Je dis quelques mots, pour finir, sur les autres programmes – hors volet transports – de cette mission.
Je ne reviendrai pas sur le volet énergie et électricité. Nous en proposons des modifications pour le rendre plus ciblé. Notre rapporteur spécial l’a dit et sa parole est d’autant plus forte que le Sénat, sur ces sujets – je pense au bonus écologique –, a toujours eu raison trop tôt.
Je me contenterai d’un focus sur deux points.
À propos du fonds vert, tout d’abord, j’exprimerai une satisfaction et une demande.
Une satisfaction : une partie de ses crédits est affectée à la mobilité, conformément, donc, à ce qu’Hervé Maurey et moi-même proposions.
Une demande : je plaide pour que le fonds soit mis à la main des territoires, selon une logique de gestion qui le rende complémentaire de la dotation d’équipement des territoires ruraux (DETR) et de la dotation de soutien à l’investissement local (DSIL), les élus étant appelés à jouer, dans ces circuits, un rôle renforcé.

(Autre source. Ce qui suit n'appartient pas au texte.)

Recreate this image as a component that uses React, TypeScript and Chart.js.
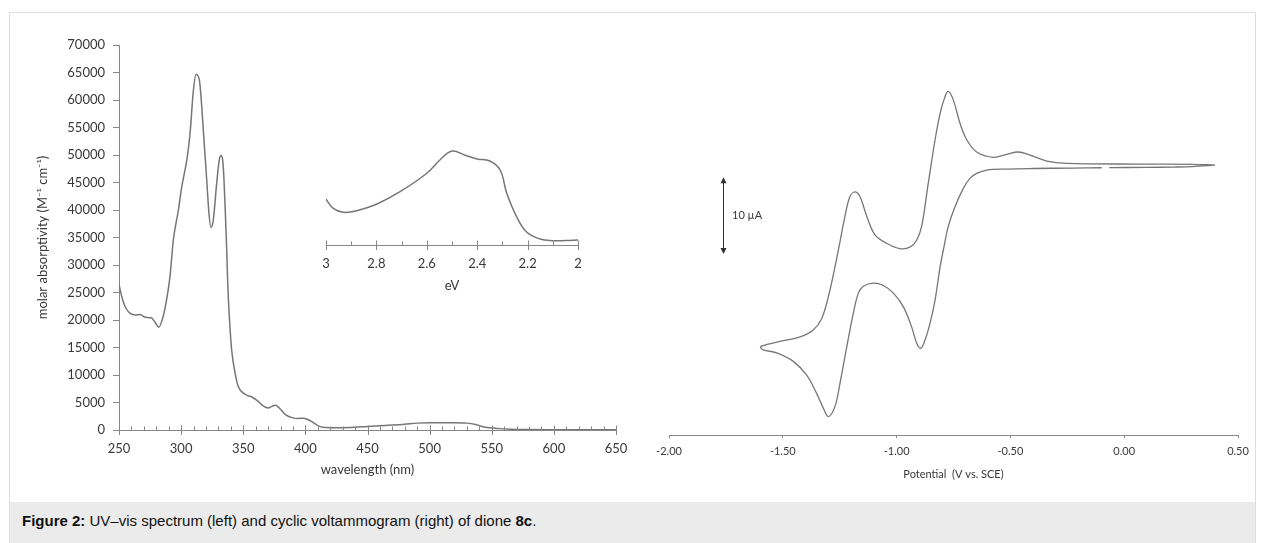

Pour ce qui est, ensuite, du CAS Facé, ses crédits sont limités, depuis 2018, à 360 millions d’euros. La Cour des comptes a fait valoir qu’un tel montant n’était pas suffisant pour répondre aux enjeux de l’électrification rurale. Je souhaite que cette dotation, qui est essentielle, soit revalorisée.

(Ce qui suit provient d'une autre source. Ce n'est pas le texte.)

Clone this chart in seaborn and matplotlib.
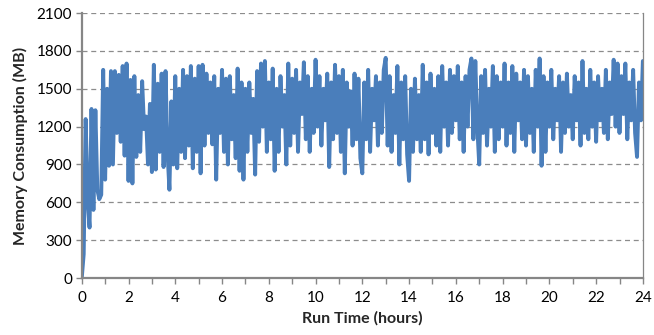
import numpy as np
import pandas as pd
import matplotlib
matplotlib.use('Agg')
import matplotlib.pyplot as plt
import seaborn as sns

# memory readings every 5 minutes, one row per hour
hour_00 = [0, 190, 1260, 620, 400, 1340, 540, 1330, 700, 625, 660, 1650]
hour_01 = [780, 1500, 890, 1640, 900, 1640, 1150, 1610, 1080, 1680, 970, 1700]
hour_02 = [770, 1570, 750, 1600, 960, 1450, 1000, 1560, 1180, 1280, 900, 1380]
hour_03 = [840, 1690, 860, 1540, 1000, 1620, 880, 1640, 1000, 700, 1400, 900]
hour_04 = [1600, 870, 1500, 1000, 1650, 950, 1600, 1050, 1680, 870, 1580, 1000]
hour_05 = [1680, 830, 1690, 1050, 1620, 1150, 1550, 1060, 1600, 780, 1500, 1150]
hour_06 = [1650, 1000, 1580, 900, 1600, 1100, 1450, 950, 1660, 850, 1550, 780]
hour_07 = [1500, 1000, 1550, 1150, 1420, 820, 1640, 1080, 1700, 1200, 1720, 1000]
hour_08 = [1550, 1100, 1660, 850, 1500, 1000, 1600, 1200, 1450, 900, 1700, 1050]
hour_09 = [1580, 1150, 1650, 1000, 1550, 1300, 1710, 1100, 1600, 1000, 1500, 1150]
hour_10 = [1730, 1200, 1600, 1050, 1500, 1250, 1620, 880, 1550, 1100, 1690, 1150]
hour_11 = [1600, 1000, 1650, 830, 1550, 1200, 1480, 1050, 1620, 1100, 1580, 950]
hour_12 = [830, 1550, 1100, 1650, 1000, 1500, 1250, 1600, 1050, 1550, 1150, 1650]
hour_13 = [1745, 1050, 1600, 1000, 1450, 1150, 1680, 900, 1550, 1100, 1600, 980]
hour_14 = [770, 1500, 1000, 1580, 1100, 1450, 1000, 1690, 1100, 1550, 980, 1620]
hour_15 = [1150, 1500, 1050, 1600, 1000, 1680, 1200, 1550, 1050, 1650, 1150, 1600]
hour_16 = [1250, 1680, 1100, 1550, 1000, 1600, 1200, 1650, 1740, 1100, 1720, 1200]
hour_17 = [900, 1600, 1150, 1650, 1050, 1500, 1200, 1680, 1000, 1600, 1100, 1550]
hour_18 = [1200, 1700, 1050, 1550, 1150, 1680, 1000, 1620, 1250, 1550, 1100, 1650]
hour_19 = [1050, 1600, 1150, 1500, 1000, 1650, 1200, 1740, 890, 1600, 1000, 1550]
hour_20 = [1200, 1650, 1100, 1500, 1250, 1600, 1000, 1550, 1150, 1620, 1200, 1450]
hour_21 = [1100, 1600, 1250, 1550, 1050, 1720, 1150, 1500, 1100, 1650, 1200, 1550]
hour_22 = [1080, 1600, 1250, 1500, 1150, 1650, 1100, 1550, 1300, 1730, 1200, 1700]
hour_23 = [1150, 1600, 1300, 1700, 1100, 1550, 1250, 1650, 1150, 960, 1550, 1250]
final_reading = [1720]

hours = [hour_00, hour_01, hour_02, hour_03, hour_04, hour_05, hour_06, hour_07,
         hour_08, hour_09, hour_10, hour_11, hour_12, hour_13, hour_14, hour_15,
         hour_16, hour_17, hour_18, hour_19, hour_20, hour_21, hour_22, hour_23]
memory_mb = [v for h in hours for v in h] + final_reading
run_time = np.arange(len(memory_mb)) * 5 / 60.0

df = pd.DataFrame({'Run Time (hours)': run_time, 'Memory Consumption (MB)': memory_mb})

sns.set_style('white')
plt.rcParams['font.family'] = ['Lato', 'DejaVu Sans']

fig = plt.figure(figsize=(6.54, 3.35), dpi=100)
ax = fig.add_axes([0.125, 0.170, 0.858, 0.791])

sns.lineplot(data=df, x='Run Time (hours)', y='Memory Consumption (MB)',
             ax=ax, color='#4a7ebb', linewidth=2.8, estimator=None)

ax.set_xlim(0, 24)
ax.set_ylim(0, 2100)
ax.set_xticks(range(0, 25, 2))
ax.set_xticks(range(0, 25, 1), minor=True)
ax.set_yticks(range(0, 2101, 300))

ax.yaxis.grid(True, linestyle=(0, (4, 3)), color='#8c8c8c', linewidth=0.9)
ax.set_axisbelow(True)

for side in ['left', 'bottom']:
    ax.spines[side].set_color('#868686')
    ax.spines[side].set_linewidth(1.6)
ax.spines['right'].set_color('#868686')
ax.spines['right'].set_linewidth(0.9)
ax.spines['top'].set_visible(False)

ax.tick_params(axis='both', which='both', direction='out', color='#868686',
               labelsize=11, labelcolor='black')
ax.tick_params(axis='x', which='both', length=4, width=1, pad=5)
ax.tick_params(axis='y', length=4, width=1, pad=3)
ax.tick_params(left=True, bottom=True)
ax.tick_params(axis='x', which='minor', bottom=True)

ax.set_xlabel('Run Time (hours)', fontsize=11.5, fontweight='bold', labelpad=5)
ax.set_ylabel('Memory Consumption (MB)', fontsize=11.5, fontweight='bold', labelpad=6)

fig.savefig('out.png', dpi=100)
plt.close(fig)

Monsieur le président, messieurs les ministres, mes chers collègues, le groupe Les Républicains, suivant l’avis des rapporteurs, votera, une fois adoptés les amendements de la commission des finances, les crédits de la mission « Écologie, développement et mobilité durables ». (Applaudissements sur les travées du groupe Les Républicains.)